-- begin Listed records --

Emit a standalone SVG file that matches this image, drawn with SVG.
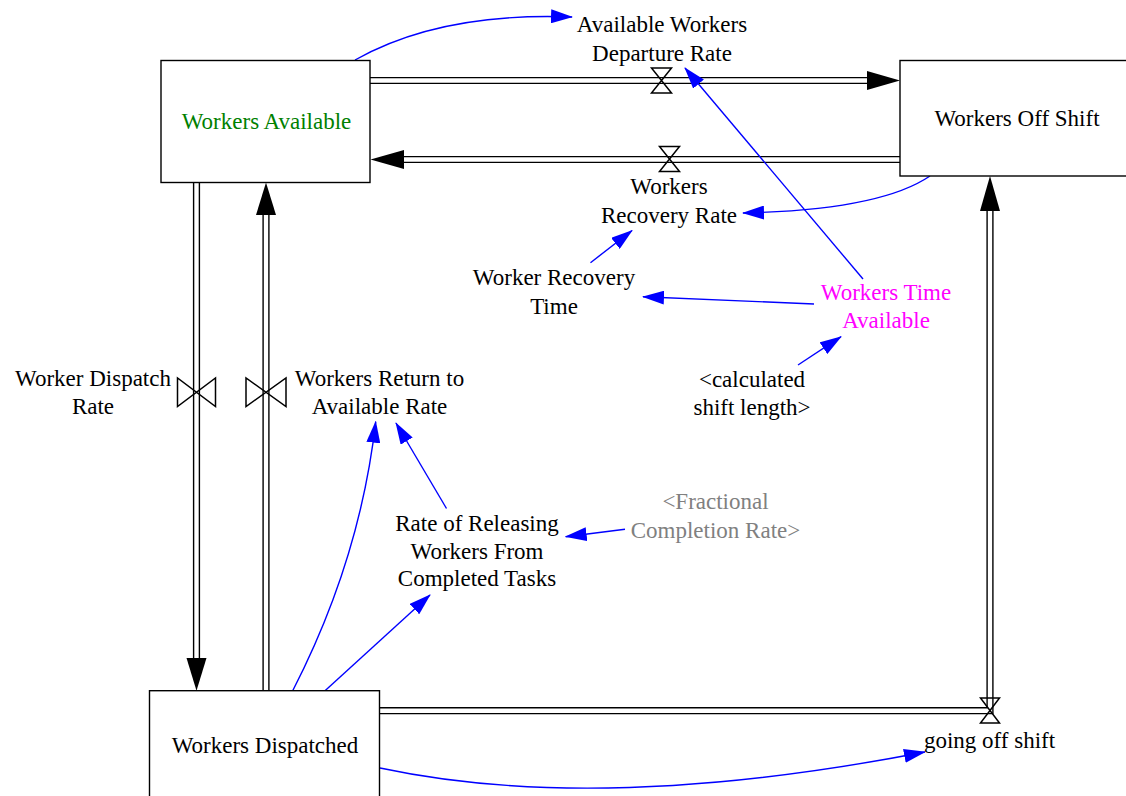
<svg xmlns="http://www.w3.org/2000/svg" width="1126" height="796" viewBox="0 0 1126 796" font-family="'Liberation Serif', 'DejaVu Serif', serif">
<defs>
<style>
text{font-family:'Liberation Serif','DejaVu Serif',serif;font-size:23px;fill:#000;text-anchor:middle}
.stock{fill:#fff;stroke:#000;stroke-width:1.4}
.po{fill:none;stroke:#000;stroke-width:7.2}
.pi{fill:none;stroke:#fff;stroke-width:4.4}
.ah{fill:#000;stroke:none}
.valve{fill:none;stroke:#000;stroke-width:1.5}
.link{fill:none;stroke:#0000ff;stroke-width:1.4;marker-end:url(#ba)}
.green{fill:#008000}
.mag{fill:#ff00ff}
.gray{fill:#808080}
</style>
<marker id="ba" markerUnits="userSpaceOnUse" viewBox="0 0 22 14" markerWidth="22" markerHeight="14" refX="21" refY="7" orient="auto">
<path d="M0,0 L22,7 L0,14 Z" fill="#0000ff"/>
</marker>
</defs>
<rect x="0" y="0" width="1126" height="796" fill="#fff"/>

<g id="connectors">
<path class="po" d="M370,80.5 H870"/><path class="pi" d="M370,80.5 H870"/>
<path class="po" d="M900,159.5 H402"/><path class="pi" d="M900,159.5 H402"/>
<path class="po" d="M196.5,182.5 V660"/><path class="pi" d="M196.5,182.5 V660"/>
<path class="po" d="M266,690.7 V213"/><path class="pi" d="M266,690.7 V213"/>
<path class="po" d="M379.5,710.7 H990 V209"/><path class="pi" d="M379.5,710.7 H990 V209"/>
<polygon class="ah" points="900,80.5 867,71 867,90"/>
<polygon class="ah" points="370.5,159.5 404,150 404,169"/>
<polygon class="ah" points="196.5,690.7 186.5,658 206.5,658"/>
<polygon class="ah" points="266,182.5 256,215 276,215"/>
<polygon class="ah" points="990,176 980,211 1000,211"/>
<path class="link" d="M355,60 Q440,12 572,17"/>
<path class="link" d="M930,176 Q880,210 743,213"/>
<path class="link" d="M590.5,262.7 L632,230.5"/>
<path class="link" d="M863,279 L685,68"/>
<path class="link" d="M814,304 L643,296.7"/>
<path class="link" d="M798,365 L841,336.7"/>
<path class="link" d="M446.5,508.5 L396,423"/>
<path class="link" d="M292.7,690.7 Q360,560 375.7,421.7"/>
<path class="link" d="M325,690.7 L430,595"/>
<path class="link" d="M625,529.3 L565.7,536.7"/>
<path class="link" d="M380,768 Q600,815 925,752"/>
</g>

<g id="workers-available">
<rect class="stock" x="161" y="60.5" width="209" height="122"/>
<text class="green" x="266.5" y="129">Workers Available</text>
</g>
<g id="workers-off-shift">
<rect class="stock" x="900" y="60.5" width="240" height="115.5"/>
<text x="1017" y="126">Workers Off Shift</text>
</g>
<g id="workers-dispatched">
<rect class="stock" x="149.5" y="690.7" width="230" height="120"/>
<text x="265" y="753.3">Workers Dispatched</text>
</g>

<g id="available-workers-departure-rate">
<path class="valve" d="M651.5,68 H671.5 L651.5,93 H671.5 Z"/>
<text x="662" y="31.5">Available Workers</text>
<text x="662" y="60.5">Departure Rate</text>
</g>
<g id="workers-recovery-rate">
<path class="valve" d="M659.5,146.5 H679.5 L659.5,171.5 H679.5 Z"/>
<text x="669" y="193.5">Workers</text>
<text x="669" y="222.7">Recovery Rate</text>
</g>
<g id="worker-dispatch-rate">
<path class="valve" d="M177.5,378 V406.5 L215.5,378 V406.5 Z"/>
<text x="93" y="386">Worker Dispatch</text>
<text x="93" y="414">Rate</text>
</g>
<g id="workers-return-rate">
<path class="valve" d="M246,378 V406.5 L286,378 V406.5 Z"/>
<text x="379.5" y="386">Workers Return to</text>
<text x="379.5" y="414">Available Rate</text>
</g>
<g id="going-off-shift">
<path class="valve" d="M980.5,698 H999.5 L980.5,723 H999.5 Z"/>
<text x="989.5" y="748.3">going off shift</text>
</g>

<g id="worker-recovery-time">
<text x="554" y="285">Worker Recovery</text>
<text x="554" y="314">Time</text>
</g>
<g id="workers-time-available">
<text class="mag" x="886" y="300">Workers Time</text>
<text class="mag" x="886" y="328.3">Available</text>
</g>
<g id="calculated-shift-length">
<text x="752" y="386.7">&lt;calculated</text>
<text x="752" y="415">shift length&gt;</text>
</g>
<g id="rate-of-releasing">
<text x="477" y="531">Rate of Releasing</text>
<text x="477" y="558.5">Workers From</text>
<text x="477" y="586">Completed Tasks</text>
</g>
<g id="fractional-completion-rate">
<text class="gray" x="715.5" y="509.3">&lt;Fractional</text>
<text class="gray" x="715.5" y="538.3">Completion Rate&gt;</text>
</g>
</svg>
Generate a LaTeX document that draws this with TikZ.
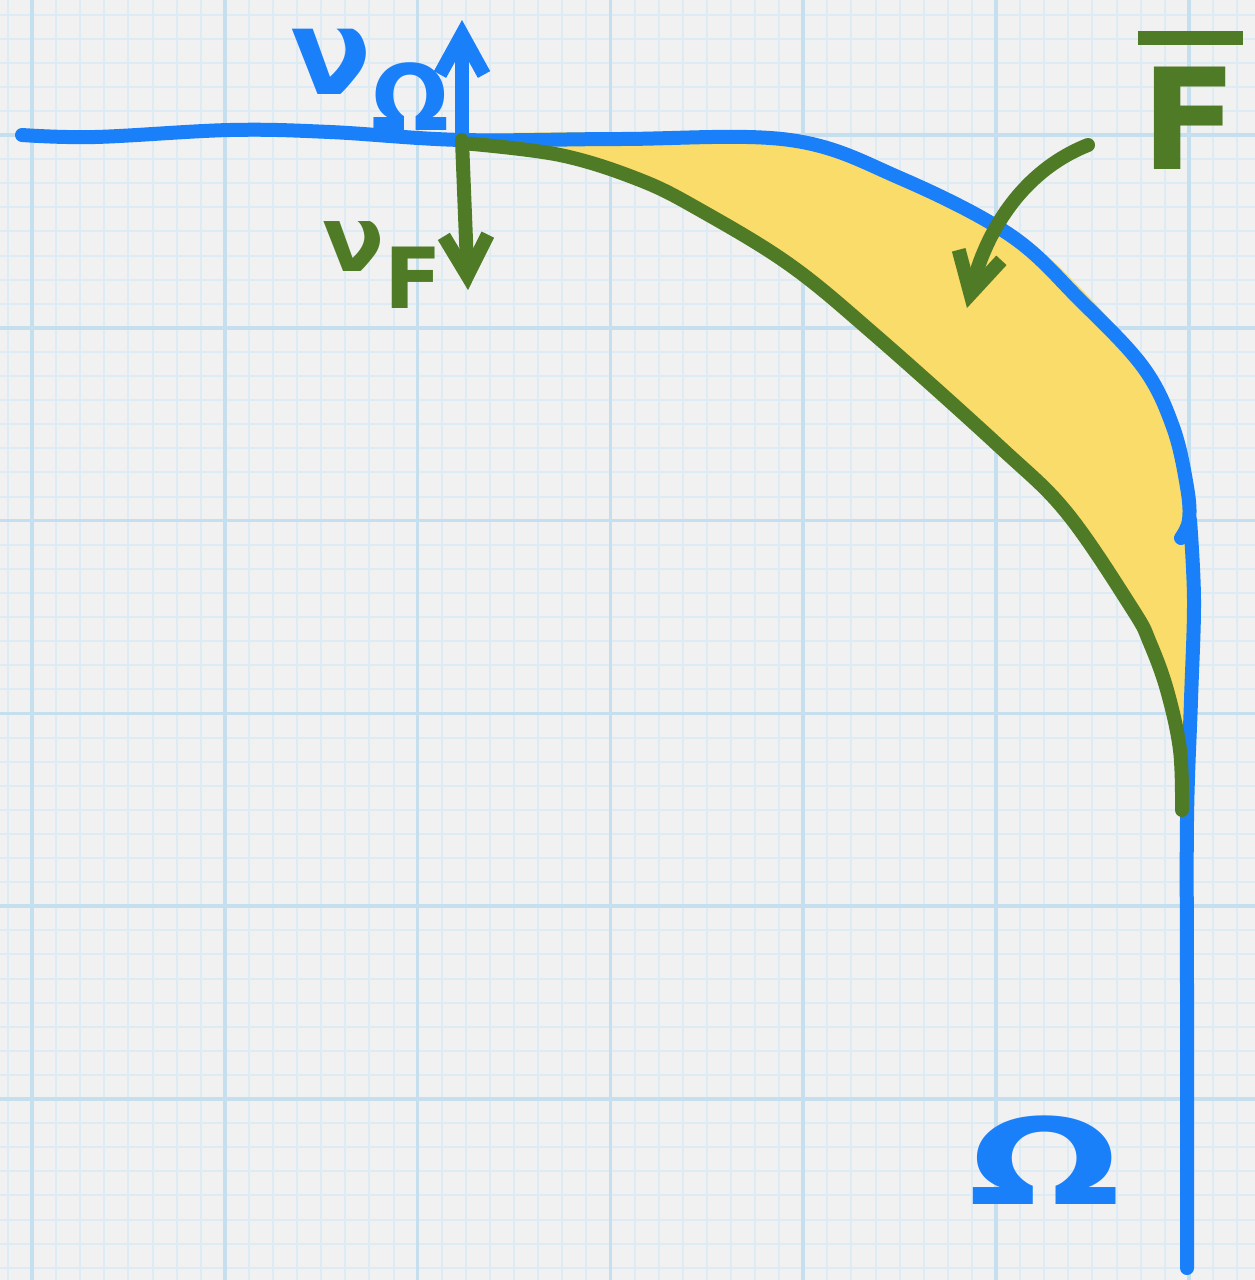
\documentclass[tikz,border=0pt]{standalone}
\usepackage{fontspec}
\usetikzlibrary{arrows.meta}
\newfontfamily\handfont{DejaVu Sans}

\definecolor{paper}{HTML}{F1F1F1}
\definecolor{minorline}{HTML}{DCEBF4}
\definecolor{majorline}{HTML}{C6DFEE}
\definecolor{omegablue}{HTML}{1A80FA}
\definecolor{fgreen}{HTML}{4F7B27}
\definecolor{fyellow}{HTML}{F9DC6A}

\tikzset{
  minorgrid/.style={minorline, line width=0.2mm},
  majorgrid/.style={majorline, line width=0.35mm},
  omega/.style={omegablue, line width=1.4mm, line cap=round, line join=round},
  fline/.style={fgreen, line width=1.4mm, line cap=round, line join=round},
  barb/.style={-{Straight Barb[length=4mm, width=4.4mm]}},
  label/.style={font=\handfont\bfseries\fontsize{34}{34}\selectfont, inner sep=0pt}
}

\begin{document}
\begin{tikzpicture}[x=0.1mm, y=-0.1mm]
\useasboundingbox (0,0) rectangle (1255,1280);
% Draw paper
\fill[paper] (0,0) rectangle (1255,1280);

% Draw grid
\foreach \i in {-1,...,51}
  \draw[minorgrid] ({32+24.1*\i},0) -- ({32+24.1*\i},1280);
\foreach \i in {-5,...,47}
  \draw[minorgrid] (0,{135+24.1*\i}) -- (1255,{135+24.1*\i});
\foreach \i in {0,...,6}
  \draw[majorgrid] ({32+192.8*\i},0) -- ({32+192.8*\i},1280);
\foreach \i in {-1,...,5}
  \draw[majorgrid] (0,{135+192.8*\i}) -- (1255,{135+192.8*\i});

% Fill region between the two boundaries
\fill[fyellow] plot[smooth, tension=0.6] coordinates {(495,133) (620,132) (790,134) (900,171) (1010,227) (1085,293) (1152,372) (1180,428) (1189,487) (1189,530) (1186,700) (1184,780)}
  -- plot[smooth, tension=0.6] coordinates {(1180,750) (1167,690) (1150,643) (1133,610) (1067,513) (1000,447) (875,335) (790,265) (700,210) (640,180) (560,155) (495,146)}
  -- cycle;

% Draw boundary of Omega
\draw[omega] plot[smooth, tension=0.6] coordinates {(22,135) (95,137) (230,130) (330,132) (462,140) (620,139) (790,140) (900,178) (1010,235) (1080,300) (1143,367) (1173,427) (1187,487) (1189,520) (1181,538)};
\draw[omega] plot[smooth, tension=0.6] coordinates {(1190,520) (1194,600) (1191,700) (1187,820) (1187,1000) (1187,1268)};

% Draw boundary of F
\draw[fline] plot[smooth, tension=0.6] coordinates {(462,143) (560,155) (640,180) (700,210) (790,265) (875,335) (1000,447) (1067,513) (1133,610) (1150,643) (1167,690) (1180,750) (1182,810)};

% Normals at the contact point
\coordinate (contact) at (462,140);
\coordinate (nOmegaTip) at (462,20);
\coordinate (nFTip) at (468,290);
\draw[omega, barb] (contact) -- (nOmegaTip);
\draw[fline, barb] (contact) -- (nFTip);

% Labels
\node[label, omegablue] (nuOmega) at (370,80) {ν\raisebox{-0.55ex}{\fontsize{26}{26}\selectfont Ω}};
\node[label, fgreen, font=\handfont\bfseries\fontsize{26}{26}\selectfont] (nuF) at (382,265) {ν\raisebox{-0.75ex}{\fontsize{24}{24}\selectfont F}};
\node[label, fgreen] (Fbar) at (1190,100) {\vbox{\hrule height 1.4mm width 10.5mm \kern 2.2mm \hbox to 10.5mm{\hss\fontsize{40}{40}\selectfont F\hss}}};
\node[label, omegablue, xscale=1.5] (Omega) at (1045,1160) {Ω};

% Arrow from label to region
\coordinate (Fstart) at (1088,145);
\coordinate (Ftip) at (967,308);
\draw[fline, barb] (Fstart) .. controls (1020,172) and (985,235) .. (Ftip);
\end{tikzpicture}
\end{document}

-- end Listed records --

From the material above, reproduce only what runs from the line holding "Generate a LaTeX" down to the line holding "(1194,600) (1191,700) (1187,820)", both included, pictures excluded.

_Written response:_
Generate a LaTeX document that draws this with TikZ.
\documentclass[tikz,border=0pt]{standalone}
\usepackage{fontspec}
\usetikzlibrary{arrows.meta}
\newfontfamily\handfont{DejaVu Sans}

\definecolor{paper}{HTML}{F1F1F1}
\definecolor{minorline}{HTML}{DCEBF4}
\definecolor{majorline}{HTML}{C6DFEE}
\definecolor{omegablue}{HTML}{1A80FA}
\definecolor{fgreen}{HTML}{4F7B27}
\definecolor{fyellow}{HTML}{F9DC6A}

\tikzset{
  minorgrid/.style={minorline, line width=0.2mm},
  majorgrid/.style={majorline, line width=0.35mm},
  omega/.style={omegablue, line width=1.4mm, line cap=round, line join=round},
  fline/.style={fgreen, line width=1.4mm, line cap=round, line join=round},
  barb/.style={-{Straight Barb[length=4mm, width=4.4mm]}},
  label/.style={font=\handfont\bfseries\fontsize{34}{34}\selectfont, inner sep=0pt}
}

\begin{document}
\begin{tikzpicture}[x=0.1mm, y=-0.1mm]
\useasboundingbox (0,0) rectangle (1255,1280);
% Draw paper
\fill[paper] (0,0) rectangle (1255,1280);

% Draw grid
\foreach \i in {-1,...,51}
  \draw[minorgrid] ({32+24.1*\i},0) -- ({32+24.1*\i},1280);
\foreach \i in {-5,...,47}
  \draw[minorgrid] (0,{135+24.1*\i}) -- (1255,{135+24.1*\i});
\foreach \i in {0,...,6}
  \draw[majorgrid] ({32+192.8*\i},0) -- ({32+192.8*\i},1280);
\foreach \i in {-1,...,5}
  \draw[majorgrid] (0,{135+192.8*\i}) -- (1255,{135+192.8*\i});

% Fill region between the two boundaries
\fill[fyellow] plot[smooth, tension=0.6] coordinates {(495,133) (620,132) (790,134) (900,171) (1010,227) (1085,293) (1152,372) (1180,428) (1189,487) (1189,530) (1186,700) (1184,780)}
  -- plot[smooth, tension=0.6] coordinates {(1180,750) (1167,690) (1150,643) (1133,610) (1067,513) (1000,447) (875,335) (790,265) (700,210) (640,180) (560,155) (495,146)}
  -- cycle;

% Draw boundary of Omega
\draw[omega] plot[smooth, tension=0.6] coordinates {(22,135) (95,137) (230,130) (330,132) (462,140) (620,139) (790,140) (900,178) (1010,235) (1080,300) (1143,367) (1173,427) (1187,487) (1189,520) (1181,538)};
\draw[omega] plot[smooth, tension=0.6] coordinates {(1190,520) (1194,600) (1191,700) (1187,820) (1187,1000) (1187,1268)};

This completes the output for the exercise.